WHAT YOU HAVE TO DO - Below is a listing; write it out exactly and drop any images from it.

##### RAW DATA

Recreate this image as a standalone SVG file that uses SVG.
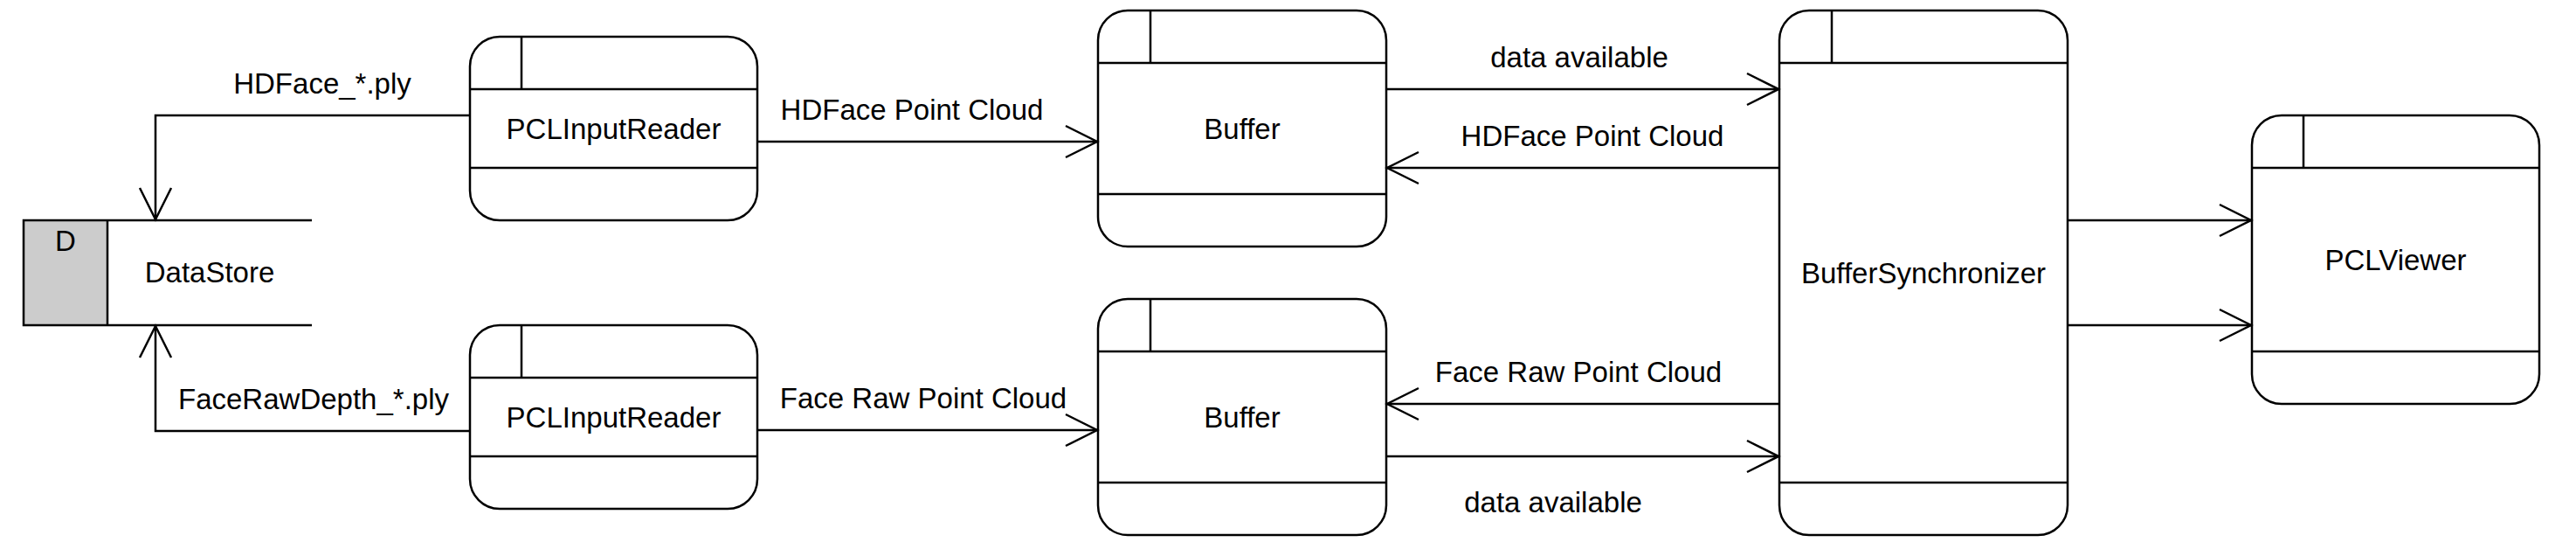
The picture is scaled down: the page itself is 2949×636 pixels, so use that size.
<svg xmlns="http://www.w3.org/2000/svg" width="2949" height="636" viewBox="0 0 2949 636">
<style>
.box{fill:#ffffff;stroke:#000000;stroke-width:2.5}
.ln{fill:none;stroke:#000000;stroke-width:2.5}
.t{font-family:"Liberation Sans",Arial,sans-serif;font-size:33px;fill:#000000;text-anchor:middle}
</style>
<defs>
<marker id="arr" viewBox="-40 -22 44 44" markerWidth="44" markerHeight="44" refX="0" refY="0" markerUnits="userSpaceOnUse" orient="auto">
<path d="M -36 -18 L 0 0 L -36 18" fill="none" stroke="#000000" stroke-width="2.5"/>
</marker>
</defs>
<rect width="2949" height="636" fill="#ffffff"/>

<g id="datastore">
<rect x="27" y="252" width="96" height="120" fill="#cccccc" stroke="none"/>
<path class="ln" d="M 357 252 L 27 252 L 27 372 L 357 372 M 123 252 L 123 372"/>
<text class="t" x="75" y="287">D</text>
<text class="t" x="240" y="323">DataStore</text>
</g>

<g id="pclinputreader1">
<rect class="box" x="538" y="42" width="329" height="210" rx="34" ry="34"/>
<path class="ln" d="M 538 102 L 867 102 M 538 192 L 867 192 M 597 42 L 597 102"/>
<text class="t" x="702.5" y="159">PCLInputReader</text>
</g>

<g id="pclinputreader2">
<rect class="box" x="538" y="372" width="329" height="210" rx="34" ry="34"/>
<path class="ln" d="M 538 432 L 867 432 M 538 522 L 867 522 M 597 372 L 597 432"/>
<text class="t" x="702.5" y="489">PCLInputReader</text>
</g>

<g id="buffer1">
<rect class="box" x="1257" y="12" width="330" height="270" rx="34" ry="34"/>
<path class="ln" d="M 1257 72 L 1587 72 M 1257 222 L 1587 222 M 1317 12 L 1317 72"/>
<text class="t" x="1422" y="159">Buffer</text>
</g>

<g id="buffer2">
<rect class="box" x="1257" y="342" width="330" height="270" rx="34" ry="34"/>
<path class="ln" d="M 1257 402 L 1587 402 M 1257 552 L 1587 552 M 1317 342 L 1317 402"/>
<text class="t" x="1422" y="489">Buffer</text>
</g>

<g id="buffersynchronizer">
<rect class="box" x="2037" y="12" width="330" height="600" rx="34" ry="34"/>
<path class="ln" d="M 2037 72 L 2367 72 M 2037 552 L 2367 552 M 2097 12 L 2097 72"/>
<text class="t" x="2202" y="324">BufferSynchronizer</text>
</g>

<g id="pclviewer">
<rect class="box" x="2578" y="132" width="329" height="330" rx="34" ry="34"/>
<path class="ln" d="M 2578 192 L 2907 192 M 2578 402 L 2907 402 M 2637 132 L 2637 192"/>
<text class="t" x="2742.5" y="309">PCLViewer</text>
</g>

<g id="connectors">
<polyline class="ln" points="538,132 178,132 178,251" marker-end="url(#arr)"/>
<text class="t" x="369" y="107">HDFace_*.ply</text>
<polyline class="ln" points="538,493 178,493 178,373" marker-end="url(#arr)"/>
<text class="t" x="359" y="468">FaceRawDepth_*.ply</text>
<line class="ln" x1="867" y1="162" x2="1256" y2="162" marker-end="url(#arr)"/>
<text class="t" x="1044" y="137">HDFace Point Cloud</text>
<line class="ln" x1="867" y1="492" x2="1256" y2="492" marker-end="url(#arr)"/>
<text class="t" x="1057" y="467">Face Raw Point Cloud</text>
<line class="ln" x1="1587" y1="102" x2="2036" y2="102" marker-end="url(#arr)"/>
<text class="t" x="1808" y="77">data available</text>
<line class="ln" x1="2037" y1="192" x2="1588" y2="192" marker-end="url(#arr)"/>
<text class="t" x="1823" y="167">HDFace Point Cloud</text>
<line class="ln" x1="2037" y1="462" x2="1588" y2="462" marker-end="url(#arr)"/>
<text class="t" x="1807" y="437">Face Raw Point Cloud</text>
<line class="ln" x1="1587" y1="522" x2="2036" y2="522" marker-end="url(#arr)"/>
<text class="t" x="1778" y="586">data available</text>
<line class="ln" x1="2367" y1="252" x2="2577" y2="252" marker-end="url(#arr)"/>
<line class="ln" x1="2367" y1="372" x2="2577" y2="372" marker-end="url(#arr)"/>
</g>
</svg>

##########

WRITTEN SOLUTION -
Recreate this image as a standalone SVG file that uses SVG.
The picture is scaled down: the page itself is 2949×636 pixels, so use that size.
<svg xmlns="http://www.w3.org/2000/svg" width="2949" height="636" viewBox="0 0 2949 636">
<style>
.box{fill:#ffffff;stroke:#000000;stroke-width:2.5}
.ln{fill:none;stroke:#000000;stroke-width:2.5}
.t{font-family:"Liberation Sans",Arial,sans-serif;font-size:33px;fill:#000000;text-anchor:middle}
</style>
<defs>
<marker id="arr" viewBox="-40 -22 44 44" markerWidth="44" markerHeight="44" refX="0" refY="0" markerUnits="userSpaceOnUse" orient="auto">
<path d="M -36 -18 L 0 0 L -36 18" fill="none" stroke="#000000" stroke-width="2.5"/>
</marker>
</defs>
<rect width="2949" height="636" fill="#ffffff"/>

<g id="datastore">
<rect x="27" y="252" width="96" height="120" fill="#cccccc" stroke="none"/>
<path class="ln" d="M 357 252 L 27 252 L 27 372 L 357 372 M 123 252 L 123 372"/>
<text class="t" x="75" y="287">D</text>
<text class="t" x="240" y="323">DataStore</text>
</g>

<g id="pclinputreader1">
<rect class="box" x="538" y="42" width="329" height="210" rx="34" ry="34"/>
<path class="ln" d="M 538 102 L 867 102 M 538 192 L 867 192 M 597 42 L 597 102"/>
<text class="t" x="702.5" y="159">PCLInputReader</text>
</g>

<g id="pclinputreader2">
<rect class="box" x="538" y="372" width="329" height="210" rx="34" ry="34"/>
<path class="ln" d="M 538 432 L 867 432 M 538 522 L 867 522 M 597 372 L 597 432"/>
<text class="t" x="702.5" y="489">PCLInputReader</text>
</g>

<g id="buffer1">
<rect class="box" x="1257" y="12" width="330" height="270" rx="34" ry="34"/>
<path class="ln" d="M 1257 72 L 1587 72 M 1257 222 L 1587 222 M 1317 12 L 1317 72"/>
<text class="t" x="1422" y="159">Buffer</text>
</g>

<g id="buffer2">
<rect class="box" x="1257" y="342" width="330" height="270" rx="34" ry="34"/>
<path class="ln" d="M 1257 402 L 1587 402 M 1257 552 L 1587 552 M 1317 342 L 1317 402"/>
<text class="t" x="1422" y="489">Buffer</text>
</g>

<g id="buffersynchronizer">
<rect class="box" x="2037" y="12" width="330" height="600" rx="34" ry="34"/>
<path class="ln" d="M 2037 72 L 2367 72 M 2037 552 L 2367 552 M 2097 12 L 2097 72"/>
<text class="t" x="2202" y="324">BufferSynchronizer</text>
</g>

<g id="pclviewer">
<rect class="box" x="2578" y="132" width="329" height="330" rx="34" ry="34"/>
<path class="ln" d="M 2578 192 L 2907 192 M 2578 402 L 2907 402 M 2637 132 L 2637 192"/>
<text class="t" x="2742.5" y="309">PCLViewer</text>
</g>

<g id="connectors">
<polyline class="ln" points="538,132 178,132 178,251" marker-end="url(#arr)"/>
<text class="t" x="369" y="107">HDFace_*.ply</text>
<polyline class="ln" points="538,493 178,493 178,373" marker-end="url(#arr)"/>
<text class="t" x="359" y="468">FaceRawDepth_*.ply</text>
<line class="ln" x1="867" y1="162" x2="1256" y2="162" marker-end="url(#arr)"/>
<text class="t" x="1044" y="137">HDFace Point Cloud</text>
<line class="ln" x1="867" y1="492" x2="1256" y2="492" marker-end="url(#arr)"/>
<text class="t" x="1057" y="467">Face Raw Point Cloud</text>
<line class="ln" x1="1587" y1="102" x2="2036" y2="102" marker-end="url(#arr)"/>
<text class="t" x="1808" y="77">data available</text>
<line class="ln" x1="2037" y1="192" x2="1588" y2="192" marker-end="url(#arr)"/>
<text class="t" x="1823" y="167">HDFace Point Cloud</text>
<line class="ln" x1="2037" y1="462" x2="1588" y2="462" marker-end="url(#arr)"/>
<text class="t" x="1807" y="437">Face Raw Point Cloud</text>
<line class="ln" x1="1587" y1="522" x2="2036" y2="522" marker-end="url(#arr)"/>
<text class="t" x="1778" y="586">data available</text>
<line class="ln" x1="2367" y1="252" x2="2577" y2="252" marker-end="url(#arr)"/>
<line class="ln" x1="2367" y1="372" x2="2577" y2="372" marker-end="url(#arr)"/>
</g>
</svg>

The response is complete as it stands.